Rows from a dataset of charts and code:
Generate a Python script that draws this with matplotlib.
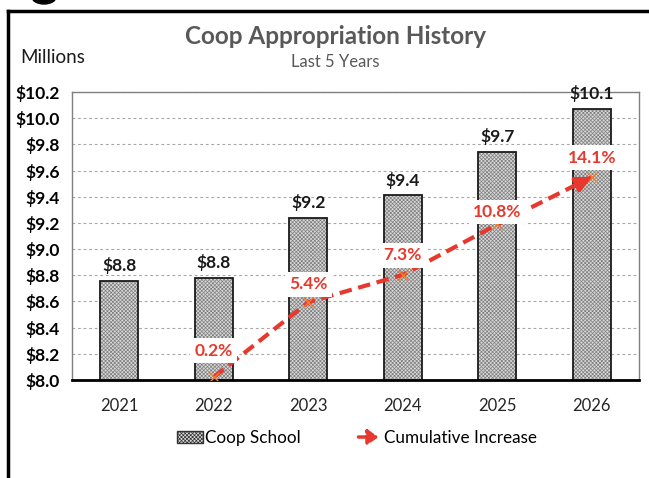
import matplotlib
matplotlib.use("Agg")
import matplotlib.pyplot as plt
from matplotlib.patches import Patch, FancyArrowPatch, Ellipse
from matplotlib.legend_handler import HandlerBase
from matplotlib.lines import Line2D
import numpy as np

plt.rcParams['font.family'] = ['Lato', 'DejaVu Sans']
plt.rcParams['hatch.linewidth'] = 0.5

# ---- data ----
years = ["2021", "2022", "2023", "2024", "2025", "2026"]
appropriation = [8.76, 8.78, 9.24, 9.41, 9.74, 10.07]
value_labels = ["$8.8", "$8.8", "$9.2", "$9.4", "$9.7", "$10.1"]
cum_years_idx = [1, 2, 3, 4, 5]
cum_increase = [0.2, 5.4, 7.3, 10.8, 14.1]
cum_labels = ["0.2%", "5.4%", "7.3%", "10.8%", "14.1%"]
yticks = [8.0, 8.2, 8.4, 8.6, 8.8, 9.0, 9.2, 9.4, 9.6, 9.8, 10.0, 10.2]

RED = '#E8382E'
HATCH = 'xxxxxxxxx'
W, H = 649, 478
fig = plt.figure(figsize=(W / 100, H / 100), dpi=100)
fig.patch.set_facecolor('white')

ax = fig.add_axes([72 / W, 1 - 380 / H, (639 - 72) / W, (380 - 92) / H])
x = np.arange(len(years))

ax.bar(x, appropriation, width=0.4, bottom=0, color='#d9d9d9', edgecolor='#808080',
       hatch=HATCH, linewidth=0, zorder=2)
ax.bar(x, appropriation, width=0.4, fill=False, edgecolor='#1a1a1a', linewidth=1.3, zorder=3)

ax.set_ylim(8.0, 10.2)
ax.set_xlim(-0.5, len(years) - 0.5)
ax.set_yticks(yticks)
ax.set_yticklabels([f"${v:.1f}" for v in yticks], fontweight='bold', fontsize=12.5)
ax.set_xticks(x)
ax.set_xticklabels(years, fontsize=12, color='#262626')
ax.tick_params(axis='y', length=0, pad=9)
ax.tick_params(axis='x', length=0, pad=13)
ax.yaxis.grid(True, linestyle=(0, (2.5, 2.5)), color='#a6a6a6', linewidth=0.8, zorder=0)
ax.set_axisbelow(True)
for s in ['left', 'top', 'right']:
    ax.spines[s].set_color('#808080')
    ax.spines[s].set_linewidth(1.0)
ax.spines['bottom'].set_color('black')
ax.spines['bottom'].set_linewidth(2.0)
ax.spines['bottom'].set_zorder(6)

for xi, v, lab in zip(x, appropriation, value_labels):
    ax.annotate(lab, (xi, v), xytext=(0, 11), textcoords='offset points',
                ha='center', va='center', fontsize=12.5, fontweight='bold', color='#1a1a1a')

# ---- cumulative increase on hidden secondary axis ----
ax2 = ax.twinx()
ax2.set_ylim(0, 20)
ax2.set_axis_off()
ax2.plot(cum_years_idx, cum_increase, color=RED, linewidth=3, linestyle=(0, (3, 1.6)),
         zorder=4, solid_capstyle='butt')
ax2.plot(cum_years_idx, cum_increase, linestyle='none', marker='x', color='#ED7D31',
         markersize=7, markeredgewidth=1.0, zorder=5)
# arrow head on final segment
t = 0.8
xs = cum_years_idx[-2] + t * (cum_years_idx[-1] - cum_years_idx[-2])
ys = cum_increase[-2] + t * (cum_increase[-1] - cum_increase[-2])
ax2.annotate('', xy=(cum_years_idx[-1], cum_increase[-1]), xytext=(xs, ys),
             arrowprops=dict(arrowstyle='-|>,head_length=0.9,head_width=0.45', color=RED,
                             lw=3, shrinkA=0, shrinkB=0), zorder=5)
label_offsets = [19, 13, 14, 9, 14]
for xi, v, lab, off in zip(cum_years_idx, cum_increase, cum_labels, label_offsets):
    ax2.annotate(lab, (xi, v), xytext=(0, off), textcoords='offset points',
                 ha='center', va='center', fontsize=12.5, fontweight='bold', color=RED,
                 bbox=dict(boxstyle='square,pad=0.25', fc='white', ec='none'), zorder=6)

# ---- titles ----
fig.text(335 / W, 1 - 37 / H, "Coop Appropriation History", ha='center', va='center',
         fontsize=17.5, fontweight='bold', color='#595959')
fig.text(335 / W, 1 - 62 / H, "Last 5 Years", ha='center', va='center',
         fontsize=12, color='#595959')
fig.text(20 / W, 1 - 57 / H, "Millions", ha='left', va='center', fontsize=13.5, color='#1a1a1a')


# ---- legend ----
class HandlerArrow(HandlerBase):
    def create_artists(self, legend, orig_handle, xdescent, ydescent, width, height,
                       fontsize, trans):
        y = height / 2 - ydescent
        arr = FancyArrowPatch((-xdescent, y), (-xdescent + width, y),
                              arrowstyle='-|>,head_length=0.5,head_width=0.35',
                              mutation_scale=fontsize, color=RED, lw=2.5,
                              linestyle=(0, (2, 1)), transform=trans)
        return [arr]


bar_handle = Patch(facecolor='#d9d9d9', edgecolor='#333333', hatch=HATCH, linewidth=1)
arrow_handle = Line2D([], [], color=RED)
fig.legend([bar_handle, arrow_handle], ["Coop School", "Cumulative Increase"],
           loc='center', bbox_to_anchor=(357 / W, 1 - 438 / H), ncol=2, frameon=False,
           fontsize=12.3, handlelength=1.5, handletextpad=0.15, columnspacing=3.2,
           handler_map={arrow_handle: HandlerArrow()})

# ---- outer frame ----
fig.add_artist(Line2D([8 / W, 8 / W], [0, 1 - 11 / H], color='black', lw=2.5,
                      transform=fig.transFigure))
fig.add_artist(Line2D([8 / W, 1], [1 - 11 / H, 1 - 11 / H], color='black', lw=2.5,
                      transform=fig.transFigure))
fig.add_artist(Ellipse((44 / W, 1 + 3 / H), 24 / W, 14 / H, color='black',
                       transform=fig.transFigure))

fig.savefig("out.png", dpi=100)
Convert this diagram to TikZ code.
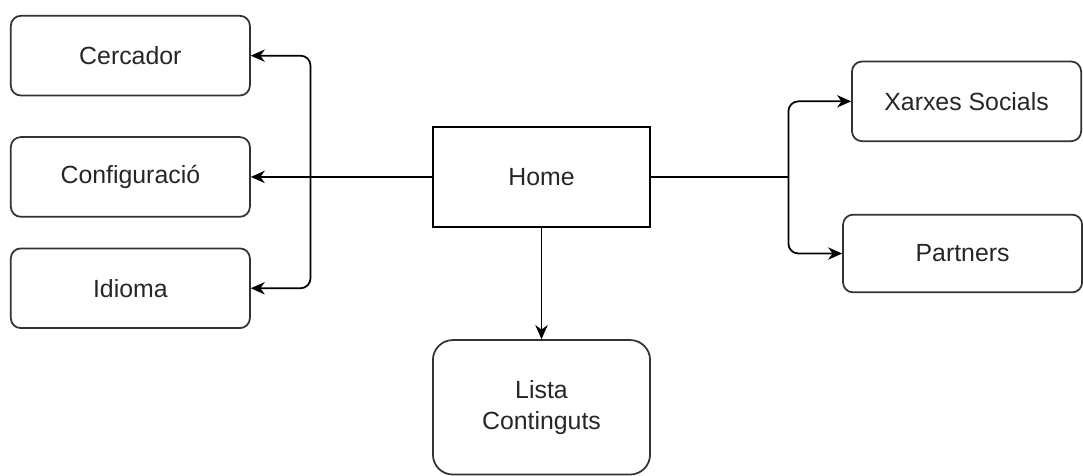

## EXERCISE OBJECTIVE
Leave the pictures out and reproduce exactly the lines from the top of the listing above through the line with "plt.rcParams['hatch.linewidth'] = 0.5".

## TASK RESULT
Generate a Python script that draws this with matplotlib.
import matplotlib
matplotlib.use("Agg")
import matplotlib.pyplot as plt
from matplotlib.patches import Patch, FancyArrowPatch, Ellipse
from matplotlib.legend_handler import HandlerBase
from matplotlib.lines import Line2D
import numpy as np

plt.rcParams['font.family'] = ['Lato', 'DejaVu Sans']
plt.rcParams['hatch.linewidth'] = 0.5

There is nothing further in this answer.